His grandson, Miaus Teton, grew up around racing but wasn’t interested until Clarence gave him a horse to exercise. While he was riding it, the horse got away from him. But instead of turning away from racing, he learned from that experience, and nearly a decade later, in 2022, he won the National Indian Relay championship at the Eastern Idaho State Fair. When asked what it feels like when racing, he said prior to the race’s start he might be “freaking out,” but as soon as the flag drops, that feeling goes away. Coming in for exchanges, however, he said, is pretty intense. “You’ve got to anchor him (the horse) down,” he said. “That’s tough in itself.”

Clarence’s other grandson, Azeri Coby, rides for a different team. His beginnings as a rider go back to being at the racetrack when he was a child with Clarence. The horse Azeri was riding started bucking, and it scared him. “I was traumatized,” he said. He stayed off horses until he was a freshman in high school. He asked his grandfather if he could ride his horse named “Gray Dog.” He rode up to the sand hill where they exercise their horses, and the horse got away from him. “I guess that’s how we get broken in around here,” he laughed. After that, he helped his grandfather with the team and got used to handling them. He began winning individual races, including the chief and the mile races, and now he has his own horses.

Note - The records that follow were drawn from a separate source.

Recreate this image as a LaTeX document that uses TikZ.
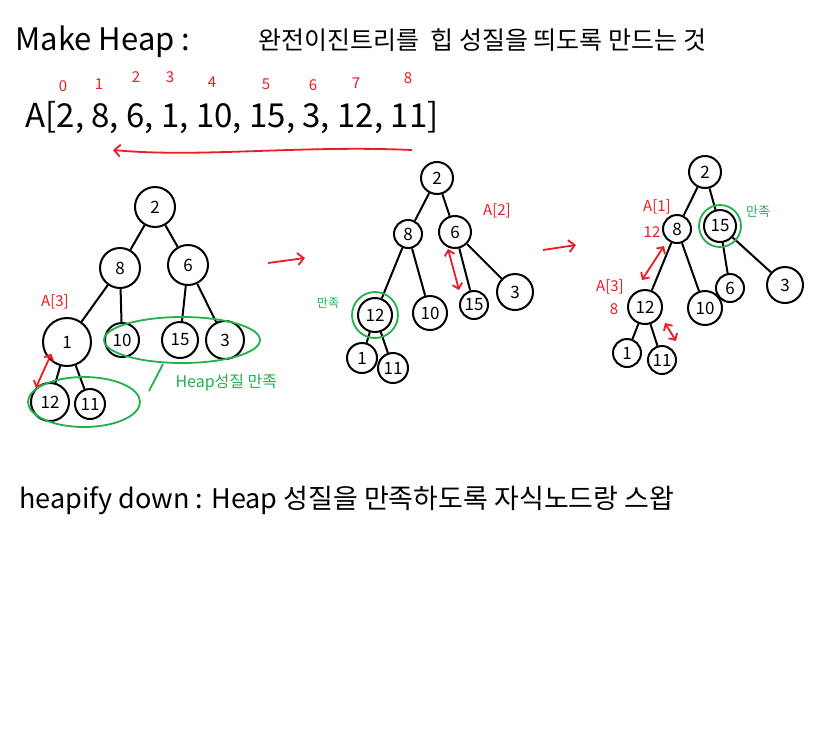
\documentclass[tikz,border=0pt]{standalone}
\usepackage{fontspec}
\setmainfont{Noto Sans CJK KR}
\definecolor{pred}{RGB}{237,28,36}
\definecolor{pgreen}{RGB}{34,177,76}
\tikzset{
  hnode/.style={circle, draw, line width=2pt, inner sep=0pt, minimum size=#1, font=\fontsize{17}{17}\selectfont},
  hnode/.default=32,
  tedge/.style={line width=2pt},
  redarr/.style={pred, line width=1.8pt, -{Straight Barb[length=6pt]}},
  redboth/.style={pred, line width=1.8pt, {Straight Barb[length=5pt]}-{Straight Barb[length=5pt]}},
  redlbl/.style={pred, font=\fontsize{15}{15}\selectfont, inner sep=0pt},
  greenring/.style={pgreen, line width=1.8pt},
}
\usetikzlibrary{arrows.meta}
\begin{document}
\begin{tikzpicture}[x=1pt,y=-1pt]
\fill[white] (0,0) rectangle (828,748);
\useasboundingbox (0,0) rectangle (828,748);
\node[anchor=west, font=\fontsize{31}{31}\selectfont] (title) at (12,42) {Make Heap :};
\node[anchor=west, font=\fontsize{25}{25}\selectfont] (titlekr) at (255,40) {완전이진트리를 \ 힙 성질을 띄도록 만드는 것};
% array and its indices
\node[anchor=west, font=\fontsize{33}{33}\selectfont] (arr) at (22,118) {A[2, 8, 6, 1, 10, 15, 3, 12, 11]};
\foreach \i/\x/\y in {0/63/86, 1/99/84, 2/136/77, 3/170/77, 4/212/82, 5/266/84, 6/313/85, 7/356/83, 8/408/78}
  \node[redlbl] (idx\i) at (\x,\y) {\i};
\coordinate (sweepR) at (412,150);
\coordinate (sweepL) at (113,150);
\draw[redarr] (sweepR) .. controls (300,145) and (200,158) .. (sweepL);
% tree 1
\node[hnode=40] (a2) at (155,207) {2};
\node[hnode=40] (a8) at (120,268) {8};
\node[hnode=40] (a6) at (188,265) {6};
\node[hnode=48] (a1) at (67,342) {1};
\node[hnode=34] (a10) at (122,340) {10};
\node[hnode=36] (a15) at (180,340) {15};
\node[hnode=38] (a3) at (225,340) {3};
\node[hnode=38] (a12) at (50,402) {12};
\node[hnode=30] (a11) at (90,404) {11};
\foreach \p/\c in {a2/a8, a2/a6, a8/a1, a8/a10, a6/a15, a6/a3, a1/a12, a1/a11}
  \draw[tedge] (\p) -- (\c);
\node[redlbl] (aL3) at (55,302) {A[3]};
\draw[redboth] (a1.south west) ++(2,-6) coordinate (aS1) (aS1) -- (a12.north west);
\draw[greenring] (182,340) ellipse [x radius=78, y radius=23];
\draw[greenring] (84,402) ellipse [x radius=56, y radius=25];
\coordinate (gtickA) at (163,364);
\coordinate (gtickB) at (149,391);
\draw[greenring] (gtickA) -- (gtickB);
\node[anchor=west, pgreen, font=\fontsize{16}{16}\selectfont] (aok) at (172,383) {Heap성질 만족};
% step arrows
\coordinate (st1a) at (268,263);
\coordinate (st1b) at (305,258);
\draw[redarr] (st1a) -- (st1b);
\coordinate (st2a) at (543,250);
\coordinate (st2b) at (576,245);
\draw[redarr] (st2a) -- (st2b);
% tree 2
\node[hnode] (b2) at (437,178) {2};
\node[hnode=28] (b8) at (408,234) {8};
\node[hnode] (b6) at (455,232) {6};
\node[hnode=34] (b12) at (375,315) {12};
\node[hnode=34] (b10) at (430,313) {10};
\node[hnode=28] (b15) at (474,305) {15};
\node[hnode=36] (b3) at (515,292) {3};
\node[hnode=30] (b1) at (362,358) {1};
\node[hnode=30] (b11) at (393,368) {11};
\foreach \p/\c in {b2/b8, b2/b6, b8/b12, b8/b10, b6/b15, b6/b3, b12/b1, b12/b11}
  \draw[tedge] (\p) -- (\c);
\draw[greenring] (b12) circle (23);
\node[pgreen, font=\fontsize{12}{12}\selectfont] (bok) at (328,303) {만족};
\node[redlbl] (bL2) at (497,211) {A[2]};
\draw[redboth] ([xshift=-7pt]b6.south) -- ([xshift=-15pt]b15.north);
% tree 3
\node[hnode] (c2) at (705,172) {2};
\node[hnode=28] (c8) at (677,229) {8};
\node[hnode] (c15) at (720,226) {15};
\node[hnode=34] (c12) at (645,307) {12};
\node[hnode=34] (c10) at (705,308) {10};
\node[hnode=28] (c6) at (730,288) {6};
\node[hnode=36] (c3) at (785,285) {3};
\node[hnode=28] (c1) at (627,353) {1};
\node[hnode=28] (c11) at (662,360) {11};
\foreach \p/\c in {c2/c8, c2/c15, c8/c12, c8/c10, c15/c6, c15/c3, c12/c1, c12/c11}
  \draw[tedge] (\p) -- (\c);
\draw[greenring] (c15) circle (21);
\node[pgreen, font=\fontsize{13}{13}\selectfont] (cok) at (758,212) {만족};
\node[redlbl] (cL1) at (657,207) {A[1]};
\node[redlbl] (cv12) at (652,232) {12};
\node[redlbl] (cL3) at (610,287) {A[3]};
\node[redlbl] (cv8) at (614,309) {8};
\coordinate (csw1) at (664,246);
\coordinate (csw2) at (642,280);
\draw[redboth] (csw1) -- (csw2);
\coordinate (csw3) at (665,323);
\coordinate (csw4) at (676,341);
\draw[redboth] (csw3) -- (csw4);
% heapify down
\node[anchor=west, font=\fontsize{27}{27}\selectfont] (hd) at (16,500) {heapify down : Heap 성질을 만족하도록 자식노드랑 스왑};
\end{tikzpicture}
\end{document}
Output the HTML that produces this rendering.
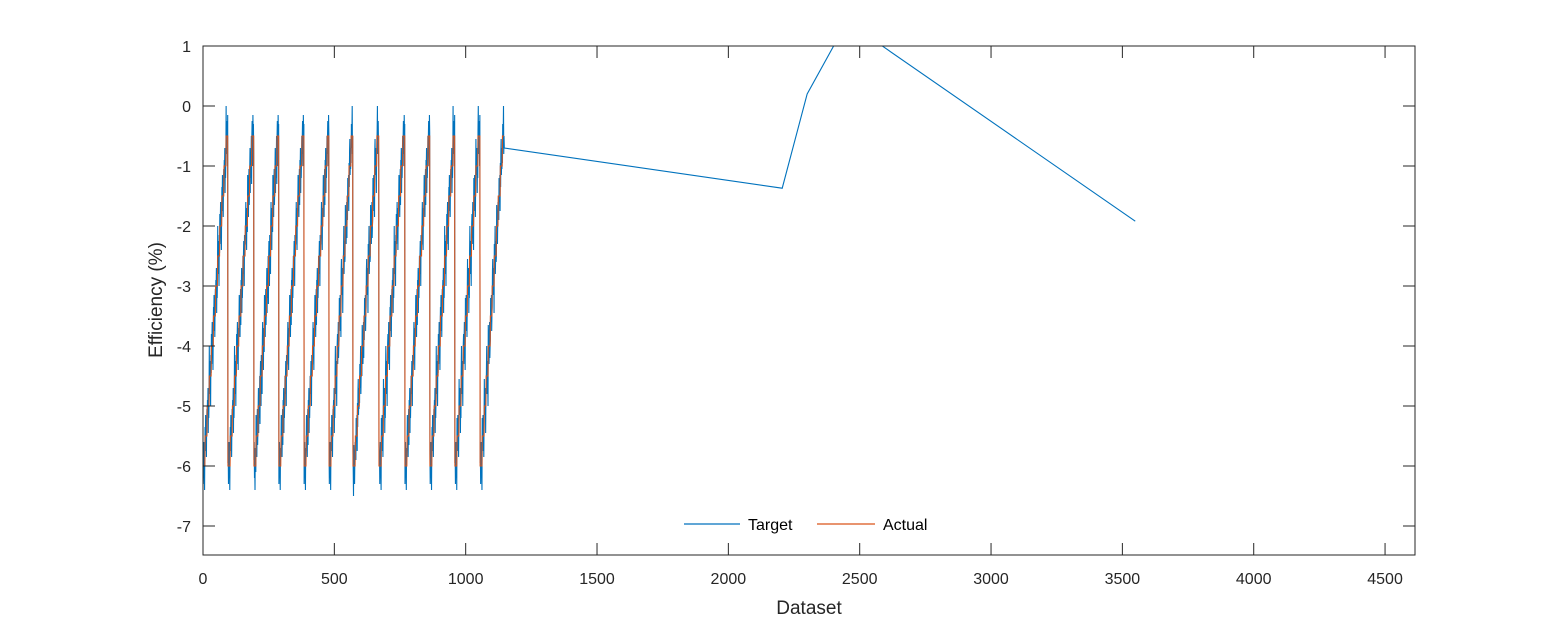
<!DOCTYPE html>
<html><head><meta charset="utf-8"><style>
body{margin:0;background:#fff;}
svg{display:block;font-family:"Liberation Sans",Arial,sans-serif;}
</style></head><body>
<svg id="chart" width="1563" height="625">
<rect x="0" y="0" width="1563" height="625" fill="#fff"/>
<g id="plot"></g>
<rect x="203" y="46" width="1212" height="509" fill="none" stroke="#262626" stroke-width="1"/>
<g id="axes"></g>
<text x="809" y="614" font-size="19" fill="#262626" text-anchor="middle">Dataset</text>
<text transform="translate(162,300) rotate(-90)" font-size="19" fill="#262626" text-anchor="middle">Efficiency (%)</text>
<g>
<line x1="684" y1="524" x2="740" y2="524" stroke="#0072BD" stroke-width="1.2"/>
<text x="748" y="530" font-size="16" fill="#000">Target</text>
<line x1="817" y1="524" x2="875" y2="524" stroke="#D95319" stroke-width="1.2"/>
<text x="883" y="530" font-size="16" fill="#000">Actual</text>
</g>
</svg>
<script>
const xTicks=[0,500,1000,1500,2000,2500,3000,3500,4000,4500];
const yTicks=[1,0,-1,-2,-3,-4,-5,-6,-7];
const cycleStarts=[0,95,194,289,385,480,571,670,769,864,959,1055,1147];
const stepLevels=[-6,-5.5,-5,-4.5,-4,-3.5,-3,-2.5,-2,-1.5,-1,-0.5];
const noise=[0.2,-0.3,0.1,0.4,-0.2,0.0,-0.4,0.3,0.15,-0.1,0.35,-0.25,0.05,-0.35,0.25,0.45,-0.15,0.1,-0.05,0.3,-0.45,0.2,-0.2,0.1,0.5,-0.3,0.0,0.25,-0.1,-0.5,0.35,0.05];
const tailX=[1147,2205,2300,2470,2586,3549];
const tailY=[-0.7,-1.37,0.2,1.55,1.0,-1.92];
const X0=203,X1=1415,XMAX=4614,Y0=46,YTOP=1,YPX=60;
const sx=v=>X0+v*(X1-X0)/XMAX;
const sy=v=>Y0+(YTOP-v)*YPX;
const NS="http://www.w3.org/2000/svg";
const axes=document.getElementById('axes');
function tick(x1,y1,x2,y2,name){
 const l=document.createElementNS(NS,'line');
 l.setAttribute('x1',x1);l.setAttribute('x2',x2);l.setAttribute('y1',y1);l.setAttribute('y2',y2);
 l.setAttribute('stroke','#262626');
 
 
 axes.appendChild(l);
}
xTicks.forEach(t=>{
 tick(sx(t),555,sx(t),543,'x-tick');
 tick(sx(t),46,sx(t),58,'x-tick-top');
 const tx=document.createElementNS(NS,'text');
 tx.setAttribute('x',sx(t));tx.setAttribute('y',584);tx.setAttribute('font-size','16');tx.setAttribute('fill','#262626');tx.setAttribute('text-anchor','middle');
 tx.textContent=t;
 
 
 axes.appendChild(tx);
});
yTicks.forEach(t=>{
 tick(203,sy(t),215,sy(t),'y-tick');
 tick(1403,sy(t),1415,sy(t),'y-tick-right');
 const tx=document.createElementNS(NS,'text');
 tx.setAttribute('x',191);tx.setAttribute('y',sy(t)+6);tx.setAttribute('font-size','16');tx.setAttribute('fill','#262626');tx.setAttribute('text-anchor','end');
 tx.textContent=t;
 
 
 axes.appendChild(tx);
});
const actual=[],target=[];
for(let c=0;c<cycleStarts.length-1;c++){
 const s=cycleStarts[c],e=cycleStarts[c+1],len=e-s;
 for(let i=s;i<e;i++){
  const k=Math.min(stepLevels.length-1,Math.floor((i-s)/len*stepLevels.length));
  actual.push([i,stepLevels[k]]);
  target.push([i,stepLevels[k]+noise[i%noise.length]]);
 }
}
for(let j=0;j<tailX.length;j++) target.push([tailX[j],tailY[j]]);
const plot=document.getElementById('plot');
const clip=document.createElementNS(NS,'clipPath');clip.setAttribute('id','pc');
const cr=document.createElementNS(NS,'rect');cr.setAttribute('x',203);cr.setAttribute('y',46);cr.setAttribute('width',1212);cr.setAttribute('height',509);
clip.appendChild(cr);plot.appendChild(clip);
function line(pts,color,name){
 const p=document.createElementNS(NS,'polyline');
 p.setAttribute('points',pts.map(d=>sx(d[0]).toFixed(2)+','+sy(d[1]).toFixed(2)).join(' '));
 p.setAttribute('fill','none');p.setAttribute('stroke',color);p.setAttribute('stroke-width','1.1');
 p.setAttribute('clip-path','url(#pc)');
 
 
 plot.appendChild(p);
}
line(target,'#0072BD','target-series');
line(actual,'#D95319','actual-series');
</script>
</body></html>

Clarence’s granddaughter Lexie Teton has been a back holder for the team since 2020. “I make sure the horses know who I am, and I talk to them when I need them,” she said. Few women are on the track during the regular relay, but Lexie said being at the races is fun. “I enjoy being out there with my family, and it’s a blessing to learn and be able to do what I do because not a lot of girls can handle the horses like the way I do,” she said. “It takes a lot of strength.”

At the race track, both the Carlton and Teton teams pray for their horses and the teams. It is a dangerous and grueling sport for both the horses and their handlers. But what began as a practice runs around a single racetrack two centuries ago is now and integral part of many Native familys’ lives and cultures. Mary Teton, a former ladies’ race rider and Clarence’s wife, said, “We will continue to keep racing as long as we stay healthy and our youngsters want to carry on the Teton tradition of relay racing. We are grateful for everyone and everything that was done to help our team succeed.”